# AIM
Extract the first line through the line containing "plt.rcParams['font.family'] = ['Liberation" from the listing below, exactly as written.

═══ RECORDED DATA ═══

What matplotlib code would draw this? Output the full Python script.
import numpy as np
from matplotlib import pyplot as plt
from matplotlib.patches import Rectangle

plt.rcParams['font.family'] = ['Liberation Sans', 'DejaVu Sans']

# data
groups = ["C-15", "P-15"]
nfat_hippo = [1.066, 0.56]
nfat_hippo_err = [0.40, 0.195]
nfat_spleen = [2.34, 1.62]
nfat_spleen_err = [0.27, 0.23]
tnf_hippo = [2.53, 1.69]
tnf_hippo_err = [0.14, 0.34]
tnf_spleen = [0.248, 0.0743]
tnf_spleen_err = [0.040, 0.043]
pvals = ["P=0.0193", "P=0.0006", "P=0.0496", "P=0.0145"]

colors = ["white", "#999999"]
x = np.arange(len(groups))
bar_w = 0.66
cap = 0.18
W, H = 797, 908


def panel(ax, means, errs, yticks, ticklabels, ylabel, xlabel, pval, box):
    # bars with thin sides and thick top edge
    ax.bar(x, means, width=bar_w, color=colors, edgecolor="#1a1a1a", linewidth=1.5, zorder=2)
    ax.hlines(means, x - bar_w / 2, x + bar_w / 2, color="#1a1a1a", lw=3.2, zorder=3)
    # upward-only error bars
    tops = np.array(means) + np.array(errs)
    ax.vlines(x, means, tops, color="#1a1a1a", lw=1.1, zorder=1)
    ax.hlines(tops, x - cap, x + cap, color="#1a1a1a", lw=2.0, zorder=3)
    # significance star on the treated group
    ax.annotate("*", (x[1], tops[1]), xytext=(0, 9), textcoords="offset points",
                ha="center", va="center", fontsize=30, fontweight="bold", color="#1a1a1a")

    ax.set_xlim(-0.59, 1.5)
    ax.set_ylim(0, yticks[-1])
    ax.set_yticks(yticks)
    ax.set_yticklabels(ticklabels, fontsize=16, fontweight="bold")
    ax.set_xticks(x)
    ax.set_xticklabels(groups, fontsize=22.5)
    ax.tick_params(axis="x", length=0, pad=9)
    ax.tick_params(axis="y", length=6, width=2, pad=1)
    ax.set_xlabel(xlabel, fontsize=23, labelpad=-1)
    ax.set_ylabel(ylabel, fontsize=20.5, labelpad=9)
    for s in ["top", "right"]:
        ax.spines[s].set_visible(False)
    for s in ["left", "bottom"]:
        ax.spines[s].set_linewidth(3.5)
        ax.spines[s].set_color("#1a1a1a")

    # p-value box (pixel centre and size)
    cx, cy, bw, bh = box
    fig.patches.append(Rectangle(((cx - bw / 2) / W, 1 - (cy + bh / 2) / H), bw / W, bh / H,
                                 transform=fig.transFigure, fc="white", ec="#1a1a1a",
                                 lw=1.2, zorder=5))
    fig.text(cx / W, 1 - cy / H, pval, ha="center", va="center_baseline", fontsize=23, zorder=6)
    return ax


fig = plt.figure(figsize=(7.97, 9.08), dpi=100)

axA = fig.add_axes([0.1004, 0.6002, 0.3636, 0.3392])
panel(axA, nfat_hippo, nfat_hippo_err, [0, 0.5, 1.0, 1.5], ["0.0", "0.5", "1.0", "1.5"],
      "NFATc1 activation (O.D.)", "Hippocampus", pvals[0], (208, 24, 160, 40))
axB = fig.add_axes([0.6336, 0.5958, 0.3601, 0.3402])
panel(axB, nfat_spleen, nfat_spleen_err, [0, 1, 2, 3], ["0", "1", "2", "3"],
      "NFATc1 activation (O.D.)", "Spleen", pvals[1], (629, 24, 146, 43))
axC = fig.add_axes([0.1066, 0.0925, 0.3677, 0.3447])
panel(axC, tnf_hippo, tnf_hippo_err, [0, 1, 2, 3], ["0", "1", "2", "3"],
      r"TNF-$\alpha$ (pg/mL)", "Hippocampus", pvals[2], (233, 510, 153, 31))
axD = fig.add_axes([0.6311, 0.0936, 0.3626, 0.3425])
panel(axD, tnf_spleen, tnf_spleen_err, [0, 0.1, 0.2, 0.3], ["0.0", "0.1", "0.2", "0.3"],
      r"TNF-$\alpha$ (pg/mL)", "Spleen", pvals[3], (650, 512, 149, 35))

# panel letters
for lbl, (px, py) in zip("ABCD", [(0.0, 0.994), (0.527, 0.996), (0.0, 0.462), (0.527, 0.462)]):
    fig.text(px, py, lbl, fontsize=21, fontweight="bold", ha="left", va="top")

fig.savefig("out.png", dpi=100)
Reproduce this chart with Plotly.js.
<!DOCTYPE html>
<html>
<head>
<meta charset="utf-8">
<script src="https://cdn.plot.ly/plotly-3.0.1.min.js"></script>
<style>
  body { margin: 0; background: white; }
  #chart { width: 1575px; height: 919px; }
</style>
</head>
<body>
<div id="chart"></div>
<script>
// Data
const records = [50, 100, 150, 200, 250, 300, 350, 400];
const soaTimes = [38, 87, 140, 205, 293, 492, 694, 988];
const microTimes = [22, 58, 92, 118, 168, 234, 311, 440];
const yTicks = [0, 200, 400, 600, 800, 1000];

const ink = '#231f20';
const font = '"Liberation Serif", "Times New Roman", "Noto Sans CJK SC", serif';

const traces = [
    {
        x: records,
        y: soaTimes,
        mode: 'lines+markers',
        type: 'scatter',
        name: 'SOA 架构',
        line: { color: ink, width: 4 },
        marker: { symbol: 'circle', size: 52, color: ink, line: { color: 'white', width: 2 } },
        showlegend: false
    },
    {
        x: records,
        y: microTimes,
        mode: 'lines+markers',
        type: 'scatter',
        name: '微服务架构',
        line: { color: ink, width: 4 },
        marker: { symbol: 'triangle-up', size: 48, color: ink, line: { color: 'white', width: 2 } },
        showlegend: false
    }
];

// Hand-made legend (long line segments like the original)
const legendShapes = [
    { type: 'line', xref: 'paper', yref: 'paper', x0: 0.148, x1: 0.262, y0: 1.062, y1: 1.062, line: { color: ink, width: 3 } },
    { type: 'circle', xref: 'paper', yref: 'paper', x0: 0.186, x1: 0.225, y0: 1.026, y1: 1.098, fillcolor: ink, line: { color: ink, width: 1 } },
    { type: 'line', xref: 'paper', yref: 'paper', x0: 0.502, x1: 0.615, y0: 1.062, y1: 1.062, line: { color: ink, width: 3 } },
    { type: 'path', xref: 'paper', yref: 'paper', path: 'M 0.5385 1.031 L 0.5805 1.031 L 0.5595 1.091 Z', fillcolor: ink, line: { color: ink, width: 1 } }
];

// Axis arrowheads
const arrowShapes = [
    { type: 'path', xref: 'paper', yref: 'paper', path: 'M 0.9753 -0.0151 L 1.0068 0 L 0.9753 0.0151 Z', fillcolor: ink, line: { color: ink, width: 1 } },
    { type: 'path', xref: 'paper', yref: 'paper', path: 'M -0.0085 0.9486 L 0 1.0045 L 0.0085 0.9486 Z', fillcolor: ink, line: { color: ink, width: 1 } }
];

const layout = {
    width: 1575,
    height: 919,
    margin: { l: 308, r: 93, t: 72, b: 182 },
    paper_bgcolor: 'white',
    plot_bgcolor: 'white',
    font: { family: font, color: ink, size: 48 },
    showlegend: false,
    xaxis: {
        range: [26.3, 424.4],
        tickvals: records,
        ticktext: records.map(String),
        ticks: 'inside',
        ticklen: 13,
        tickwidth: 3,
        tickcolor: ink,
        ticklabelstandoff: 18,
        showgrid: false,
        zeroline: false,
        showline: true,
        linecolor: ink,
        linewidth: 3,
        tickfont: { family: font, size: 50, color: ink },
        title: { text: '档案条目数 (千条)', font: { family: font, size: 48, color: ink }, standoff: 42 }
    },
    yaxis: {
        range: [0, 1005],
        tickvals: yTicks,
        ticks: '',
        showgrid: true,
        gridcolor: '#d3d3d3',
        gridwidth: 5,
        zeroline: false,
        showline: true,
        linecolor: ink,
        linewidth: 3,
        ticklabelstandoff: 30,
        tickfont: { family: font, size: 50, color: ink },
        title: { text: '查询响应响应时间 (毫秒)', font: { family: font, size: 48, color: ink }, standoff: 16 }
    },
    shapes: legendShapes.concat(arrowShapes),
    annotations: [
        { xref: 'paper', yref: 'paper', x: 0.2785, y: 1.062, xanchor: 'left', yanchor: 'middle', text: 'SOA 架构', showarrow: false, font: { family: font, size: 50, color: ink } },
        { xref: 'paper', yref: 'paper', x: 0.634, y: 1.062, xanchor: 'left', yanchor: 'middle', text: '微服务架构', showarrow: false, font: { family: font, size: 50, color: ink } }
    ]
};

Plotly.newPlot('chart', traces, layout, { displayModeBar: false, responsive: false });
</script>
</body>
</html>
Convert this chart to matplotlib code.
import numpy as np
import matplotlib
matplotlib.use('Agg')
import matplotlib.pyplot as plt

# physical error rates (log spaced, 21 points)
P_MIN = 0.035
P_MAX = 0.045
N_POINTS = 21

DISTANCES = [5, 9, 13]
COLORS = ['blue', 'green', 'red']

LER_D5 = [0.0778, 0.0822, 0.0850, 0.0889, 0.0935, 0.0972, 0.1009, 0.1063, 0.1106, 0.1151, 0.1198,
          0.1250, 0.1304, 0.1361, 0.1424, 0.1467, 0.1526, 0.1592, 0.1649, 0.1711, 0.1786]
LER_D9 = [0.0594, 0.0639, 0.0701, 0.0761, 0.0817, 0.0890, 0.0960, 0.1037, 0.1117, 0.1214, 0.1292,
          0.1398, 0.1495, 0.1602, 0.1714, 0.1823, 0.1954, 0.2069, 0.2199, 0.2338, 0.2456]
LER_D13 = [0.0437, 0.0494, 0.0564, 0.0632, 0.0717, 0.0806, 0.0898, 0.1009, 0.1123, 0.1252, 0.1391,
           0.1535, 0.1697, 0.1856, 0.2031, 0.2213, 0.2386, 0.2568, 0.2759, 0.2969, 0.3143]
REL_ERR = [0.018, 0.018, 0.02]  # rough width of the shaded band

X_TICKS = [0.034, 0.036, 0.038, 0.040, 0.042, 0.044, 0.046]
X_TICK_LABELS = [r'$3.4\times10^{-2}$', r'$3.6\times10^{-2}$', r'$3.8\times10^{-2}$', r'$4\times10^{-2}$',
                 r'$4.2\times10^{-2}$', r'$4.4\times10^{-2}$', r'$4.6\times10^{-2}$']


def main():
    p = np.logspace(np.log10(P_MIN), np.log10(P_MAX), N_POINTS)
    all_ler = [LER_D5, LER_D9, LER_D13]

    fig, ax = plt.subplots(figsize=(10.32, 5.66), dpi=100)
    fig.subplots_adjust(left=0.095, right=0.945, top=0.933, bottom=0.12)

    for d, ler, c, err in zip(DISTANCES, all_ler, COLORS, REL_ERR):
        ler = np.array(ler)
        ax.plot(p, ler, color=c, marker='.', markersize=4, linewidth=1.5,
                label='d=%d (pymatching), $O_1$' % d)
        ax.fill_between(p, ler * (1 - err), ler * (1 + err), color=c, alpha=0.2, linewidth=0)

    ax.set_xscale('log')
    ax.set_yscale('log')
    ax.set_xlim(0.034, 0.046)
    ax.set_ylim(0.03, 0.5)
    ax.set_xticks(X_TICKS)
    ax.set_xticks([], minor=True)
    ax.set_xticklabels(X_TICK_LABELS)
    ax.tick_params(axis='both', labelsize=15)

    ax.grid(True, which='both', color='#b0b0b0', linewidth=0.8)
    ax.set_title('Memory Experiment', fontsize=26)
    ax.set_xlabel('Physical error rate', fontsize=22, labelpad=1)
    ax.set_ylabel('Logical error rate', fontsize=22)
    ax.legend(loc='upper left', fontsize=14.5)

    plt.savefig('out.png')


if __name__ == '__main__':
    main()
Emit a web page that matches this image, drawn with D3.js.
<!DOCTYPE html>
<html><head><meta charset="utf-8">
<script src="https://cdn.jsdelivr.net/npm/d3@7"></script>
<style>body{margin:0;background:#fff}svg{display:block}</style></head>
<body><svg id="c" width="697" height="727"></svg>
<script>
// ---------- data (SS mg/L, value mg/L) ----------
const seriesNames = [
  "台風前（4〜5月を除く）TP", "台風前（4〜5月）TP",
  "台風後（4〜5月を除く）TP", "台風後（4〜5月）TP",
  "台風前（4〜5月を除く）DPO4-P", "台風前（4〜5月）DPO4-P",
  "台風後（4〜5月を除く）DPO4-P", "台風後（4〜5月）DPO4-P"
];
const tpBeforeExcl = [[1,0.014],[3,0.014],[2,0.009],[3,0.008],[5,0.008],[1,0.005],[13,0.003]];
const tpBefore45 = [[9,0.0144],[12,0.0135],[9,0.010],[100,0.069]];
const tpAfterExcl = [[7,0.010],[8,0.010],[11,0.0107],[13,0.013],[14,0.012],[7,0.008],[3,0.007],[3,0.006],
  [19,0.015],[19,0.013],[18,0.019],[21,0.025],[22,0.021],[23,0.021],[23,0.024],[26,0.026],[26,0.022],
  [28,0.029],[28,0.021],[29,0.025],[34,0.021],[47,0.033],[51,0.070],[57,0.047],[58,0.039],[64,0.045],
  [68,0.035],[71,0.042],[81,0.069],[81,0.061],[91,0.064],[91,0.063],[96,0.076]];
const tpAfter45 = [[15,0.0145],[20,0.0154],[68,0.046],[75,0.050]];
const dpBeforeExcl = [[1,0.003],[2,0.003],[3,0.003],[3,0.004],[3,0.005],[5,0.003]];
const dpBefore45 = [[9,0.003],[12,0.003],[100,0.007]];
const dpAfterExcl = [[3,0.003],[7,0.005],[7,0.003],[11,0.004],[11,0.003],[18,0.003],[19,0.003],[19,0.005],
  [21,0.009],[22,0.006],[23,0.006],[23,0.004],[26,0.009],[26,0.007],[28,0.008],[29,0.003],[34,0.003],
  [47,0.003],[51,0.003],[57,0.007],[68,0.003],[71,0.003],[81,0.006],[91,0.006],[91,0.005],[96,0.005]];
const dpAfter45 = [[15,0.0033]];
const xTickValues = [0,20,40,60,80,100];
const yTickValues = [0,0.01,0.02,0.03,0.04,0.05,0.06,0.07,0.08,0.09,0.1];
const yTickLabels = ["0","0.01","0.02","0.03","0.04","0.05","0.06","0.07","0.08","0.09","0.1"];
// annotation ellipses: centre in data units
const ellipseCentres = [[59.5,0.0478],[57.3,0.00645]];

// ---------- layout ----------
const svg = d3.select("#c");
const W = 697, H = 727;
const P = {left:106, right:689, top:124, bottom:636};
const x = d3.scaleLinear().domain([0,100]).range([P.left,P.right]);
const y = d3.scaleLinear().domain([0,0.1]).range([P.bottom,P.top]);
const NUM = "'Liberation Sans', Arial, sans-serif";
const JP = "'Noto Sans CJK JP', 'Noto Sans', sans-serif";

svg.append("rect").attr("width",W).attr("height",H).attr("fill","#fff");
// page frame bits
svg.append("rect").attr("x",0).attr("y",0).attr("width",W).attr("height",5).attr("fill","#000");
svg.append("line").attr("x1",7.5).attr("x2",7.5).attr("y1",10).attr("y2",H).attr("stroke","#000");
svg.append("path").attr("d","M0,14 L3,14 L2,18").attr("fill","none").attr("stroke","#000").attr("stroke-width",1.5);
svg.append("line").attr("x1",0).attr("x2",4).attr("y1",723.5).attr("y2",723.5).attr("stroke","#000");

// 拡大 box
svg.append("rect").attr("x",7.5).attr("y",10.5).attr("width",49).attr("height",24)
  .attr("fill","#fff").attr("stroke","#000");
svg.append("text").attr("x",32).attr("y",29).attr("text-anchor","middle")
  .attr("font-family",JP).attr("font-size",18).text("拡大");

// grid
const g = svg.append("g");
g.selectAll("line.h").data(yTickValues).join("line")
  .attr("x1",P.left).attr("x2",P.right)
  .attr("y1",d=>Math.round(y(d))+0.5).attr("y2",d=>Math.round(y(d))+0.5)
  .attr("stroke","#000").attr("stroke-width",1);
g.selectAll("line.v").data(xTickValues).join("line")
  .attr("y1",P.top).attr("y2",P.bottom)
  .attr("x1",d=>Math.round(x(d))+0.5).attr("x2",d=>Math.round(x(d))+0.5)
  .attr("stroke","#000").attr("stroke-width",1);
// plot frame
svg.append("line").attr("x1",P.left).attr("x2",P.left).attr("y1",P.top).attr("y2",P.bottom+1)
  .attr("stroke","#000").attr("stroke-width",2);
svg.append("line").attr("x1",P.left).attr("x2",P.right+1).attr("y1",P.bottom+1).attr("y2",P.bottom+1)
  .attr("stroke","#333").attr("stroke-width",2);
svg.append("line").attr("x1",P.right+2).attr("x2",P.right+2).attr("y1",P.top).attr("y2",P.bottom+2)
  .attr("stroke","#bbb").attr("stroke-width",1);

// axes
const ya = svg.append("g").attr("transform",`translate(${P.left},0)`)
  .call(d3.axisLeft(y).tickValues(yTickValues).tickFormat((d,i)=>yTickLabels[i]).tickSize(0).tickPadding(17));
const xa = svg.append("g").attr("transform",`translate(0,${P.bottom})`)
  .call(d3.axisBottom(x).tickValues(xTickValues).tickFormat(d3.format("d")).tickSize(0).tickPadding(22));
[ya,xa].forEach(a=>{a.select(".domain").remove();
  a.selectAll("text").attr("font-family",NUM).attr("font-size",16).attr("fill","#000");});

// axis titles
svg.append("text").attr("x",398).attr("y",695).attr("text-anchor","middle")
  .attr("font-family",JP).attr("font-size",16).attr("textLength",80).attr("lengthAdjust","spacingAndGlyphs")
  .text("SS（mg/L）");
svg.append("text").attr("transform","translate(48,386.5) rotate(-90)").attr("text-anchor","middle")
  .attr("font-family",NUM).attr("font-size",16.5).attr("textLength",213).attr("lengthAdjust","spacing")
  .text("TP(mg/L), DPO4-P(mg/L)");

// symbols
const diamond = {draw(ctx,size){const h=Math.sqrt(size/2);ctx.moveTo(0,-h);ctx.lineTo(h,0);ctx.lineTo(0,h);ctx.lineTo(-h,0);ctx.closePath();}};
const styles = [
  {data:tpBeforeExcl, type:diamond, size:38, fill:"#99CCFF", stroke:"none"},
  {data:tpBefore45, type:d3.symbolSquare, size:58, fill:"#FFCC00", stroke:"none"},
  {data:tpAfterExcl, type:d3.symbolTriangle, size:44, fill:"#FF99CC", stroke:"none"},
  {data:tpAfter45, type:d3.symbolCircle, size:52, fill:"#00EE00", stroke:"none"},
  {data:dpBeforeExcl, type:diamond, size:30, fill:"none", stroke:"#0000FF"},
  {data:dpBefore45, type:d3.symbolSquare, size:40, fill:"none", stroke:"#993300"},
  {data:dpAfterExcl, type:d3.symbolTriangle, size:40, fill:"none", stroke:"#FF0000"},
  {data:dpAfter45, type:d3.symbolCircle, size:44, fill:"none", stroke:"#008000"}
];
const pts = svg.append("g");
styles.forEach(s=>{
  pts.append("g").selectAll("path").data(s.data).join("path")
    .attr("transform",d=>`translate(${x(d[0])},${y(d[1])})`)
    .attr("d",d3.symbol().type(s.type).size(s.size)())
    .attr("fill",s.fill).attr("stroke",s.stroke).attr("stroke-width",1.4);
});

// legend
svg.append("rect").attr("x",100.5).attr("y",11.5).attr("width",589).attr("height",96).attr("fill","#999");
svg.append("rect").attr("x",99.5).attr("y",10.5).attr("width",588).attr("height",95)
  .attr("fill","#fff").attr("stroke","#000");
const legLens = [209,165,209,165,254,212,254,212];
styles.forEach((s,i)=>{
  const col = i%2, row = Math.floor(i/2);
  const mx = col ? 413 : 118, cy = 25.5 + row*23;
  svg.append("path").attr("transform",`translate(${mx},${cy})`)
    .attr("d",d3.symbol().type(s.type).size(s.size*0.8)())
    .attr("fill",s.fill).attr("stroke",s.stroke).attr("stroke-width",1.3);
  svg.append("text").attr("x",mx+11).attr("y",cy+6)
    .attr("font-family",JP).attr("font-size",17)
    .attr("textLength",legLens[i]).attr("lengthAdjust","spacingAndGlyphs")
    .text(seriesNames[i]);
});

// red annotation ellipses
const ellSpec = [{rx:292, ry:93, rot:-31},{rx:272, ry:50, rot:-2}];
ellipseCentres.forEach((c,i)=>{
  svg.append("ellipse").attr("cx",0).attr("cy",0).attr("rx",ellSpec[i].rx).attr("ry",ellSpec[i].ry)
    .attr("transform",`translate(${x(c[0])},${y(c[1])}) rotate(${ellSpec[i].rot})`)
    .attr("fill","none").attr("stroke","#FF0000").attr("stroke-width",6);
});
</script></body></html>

═══

# SOLUTION TO THIS PROBLEM
What matplotlib code would draw this? Output the full Python script.
import numpy as np
from matplotlib import pyplot as plt
from matplotlib.patches import Rectangle

plt.rcParams['font.family'] = ['Liberation Sans', 'DejaVu Sans']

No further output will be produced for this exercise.